Gran Trak 10

Gran Trak 10
Advertising flyer for the game
Developer(s)Atari
Cyan Engineering
Publisher(s)
Designer(s)Larry Emmons
Allan Alcorn
Platform(s)Arcade
Release
Genre(s)Racing
Mode(s)Single-player

Gran Trak 10 is an arcade driving video game developed by Atari through its subsidiary Cyan Engineering, and released by Atari in May 1974. In the game, a single player drives a car along a race track, viewed from above, avoiding walls of pylons and trying to pass as many checkpoints as possible before time runs out. The game is controlled with a steering wheel, accelerator and brake pedals, and a gear stick, and the car crashes and spins if it hits a pylon.

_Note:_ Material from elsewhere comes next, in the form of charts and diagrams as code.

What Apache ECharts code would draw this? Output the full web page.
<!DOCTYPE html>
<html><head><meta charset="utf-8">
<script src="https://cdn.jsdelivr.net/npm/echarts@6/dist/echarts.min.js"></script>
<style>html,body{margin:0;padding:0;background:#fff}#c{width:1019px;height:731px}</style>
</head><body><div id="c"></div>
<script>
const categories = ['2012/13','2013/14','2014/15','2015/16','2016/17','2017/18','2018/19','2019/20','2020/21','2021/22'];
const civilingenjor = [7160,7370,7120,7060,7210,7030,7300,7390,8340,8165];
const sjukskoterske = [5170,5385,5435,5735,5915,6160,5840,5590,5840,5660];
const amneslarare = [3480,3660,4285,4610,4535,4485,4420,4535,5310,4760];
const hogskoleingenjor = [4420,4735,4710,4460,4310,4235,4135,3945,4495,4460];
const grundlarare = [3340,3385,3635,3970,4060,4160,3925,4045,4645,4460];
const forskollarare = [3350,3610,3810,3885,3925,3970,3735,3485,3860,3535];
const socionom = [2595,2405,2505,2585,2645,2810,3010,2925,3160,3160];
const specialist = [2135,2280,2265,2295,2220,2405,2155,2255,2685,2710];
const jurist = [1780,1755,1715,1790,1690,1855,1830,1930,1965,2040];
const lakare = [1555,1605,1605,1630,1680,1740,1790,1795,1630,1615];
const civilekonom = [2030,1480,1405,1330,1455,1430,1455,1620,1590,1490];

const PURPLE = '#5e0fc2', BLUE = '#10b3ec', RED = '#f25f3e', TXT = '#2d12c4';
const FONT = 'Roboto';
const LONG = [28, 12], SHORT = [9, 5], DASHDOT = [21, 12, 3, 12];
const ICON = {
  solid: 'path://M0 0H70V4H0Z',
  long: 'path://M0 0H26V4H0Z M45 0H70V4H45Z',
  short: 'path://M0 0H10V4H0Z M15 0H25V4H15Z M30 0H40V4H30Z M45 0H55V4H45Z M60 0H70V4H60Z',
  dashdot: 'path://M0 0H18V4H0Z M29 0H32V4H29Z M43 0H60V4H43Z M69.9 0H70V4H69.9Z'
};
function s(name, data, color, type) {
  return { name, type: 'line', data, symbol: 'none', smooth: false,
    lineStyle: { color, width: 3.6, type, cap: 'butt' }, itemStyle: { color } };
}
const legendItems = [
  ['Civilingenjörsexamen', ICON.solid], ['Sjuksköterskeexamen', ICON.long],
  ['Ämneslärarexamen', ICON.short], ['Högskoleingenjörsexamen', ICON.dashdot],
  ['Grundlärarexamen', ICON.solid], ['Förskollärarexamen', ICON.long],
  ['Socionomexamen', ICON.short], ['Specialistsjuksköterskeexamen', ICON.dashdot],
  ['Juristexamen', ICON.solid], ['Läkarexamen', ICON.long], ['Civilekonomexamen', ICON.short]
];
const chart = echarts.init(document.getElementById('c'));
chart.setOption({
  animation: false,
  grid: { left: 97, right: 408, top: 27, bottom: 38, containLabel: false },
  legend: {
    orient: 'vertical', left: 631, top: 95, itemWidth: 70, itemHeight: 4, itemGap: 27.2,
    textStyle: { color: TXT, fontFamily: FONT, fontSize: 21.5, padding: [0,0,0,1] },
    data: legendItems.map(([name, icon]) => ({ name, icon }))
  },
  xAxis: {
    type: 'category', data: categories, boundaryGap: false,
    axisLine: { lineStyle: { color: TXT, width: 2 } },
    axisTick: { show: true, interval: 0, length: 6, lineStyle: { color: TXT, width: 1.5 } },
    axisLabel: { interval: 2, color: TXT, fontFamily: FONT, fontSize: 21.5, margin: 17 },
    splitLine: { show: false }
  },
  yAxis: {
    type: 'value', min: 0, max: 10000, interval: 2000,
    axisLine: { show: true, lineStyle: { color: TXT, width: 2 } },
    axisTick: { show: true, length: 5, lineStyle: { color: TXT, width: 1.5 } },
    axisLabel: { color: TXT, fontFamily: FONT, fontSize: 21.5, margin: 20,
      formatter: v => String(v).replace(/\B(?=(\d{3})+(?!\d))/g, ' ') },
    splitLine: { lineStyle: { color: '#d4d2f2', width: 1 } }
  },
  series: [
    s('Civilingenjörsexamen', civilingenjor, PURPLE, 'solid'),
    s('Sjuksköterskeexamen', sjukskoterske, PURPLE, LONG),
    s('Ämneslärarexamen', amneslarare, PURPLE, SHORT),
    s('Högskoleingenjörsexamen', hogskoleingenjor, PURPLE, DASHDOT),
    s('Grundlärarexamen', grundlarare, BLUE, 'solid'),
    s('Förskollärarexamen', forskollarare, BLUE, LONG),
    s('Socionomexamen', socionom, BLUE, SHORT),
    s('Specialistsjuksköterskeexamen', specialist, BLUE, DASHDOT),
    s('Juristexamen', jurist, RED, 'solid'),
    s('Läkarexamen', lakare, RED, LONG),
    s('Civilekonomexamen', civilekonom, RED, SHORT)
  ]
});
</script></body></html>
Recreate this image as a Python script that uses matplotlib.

Atari founder Nolan Bushnell had originally planned to develop a driving video game inspired by Chicago Coin's arcade electro-mechanical game Speedway (1969) when he founded the company, but cancelled it in favor of a simpler game, Pong (1972). Atari eventually began development on a driving video game, Gran Trak 10, in late 1973. It was initially designed by Larry Emmons of Cyan, with the mechanical design handled by Eigen Systems, though after several design and production problems were uncovered during an initial small production run in March 1974 the design was overhauled by Allan Alcorn, the designer of Pong, with wider distribution beginning in May. The game's circuits include possibly the first instance of integrated circuit-based read-only memory (ROM), which thereafter became the standard for arcade games, replacing diode-stored graphics.

Gran Trak 10 was developed during a time of several internal changes at Atari; as a result communication problems led Atari to not accurately track the expense of manufacturing the game. It was initially sold to distributors for a net loss of US$100 per cabinet; although this flaw was fixed it contributed to a total loss of $500,000 for the company that fiscal year, placing Atari in financial difficulties. The game itself was successful, and led to several versions of the game being produced in 1974 by Atari and its subsidiary Kee Games, including a smaller cabinet version titled Trak 10 and a two-player version titled Gran Trak 20, as well as numerous later racing games. Gran Trak 10 was the first arcade car driving video game, though Atari had released the spaceship racing game Space Race in 1973, and a simple racing game, Wipeout, was included with the 1972 Magnavox Odyssey console.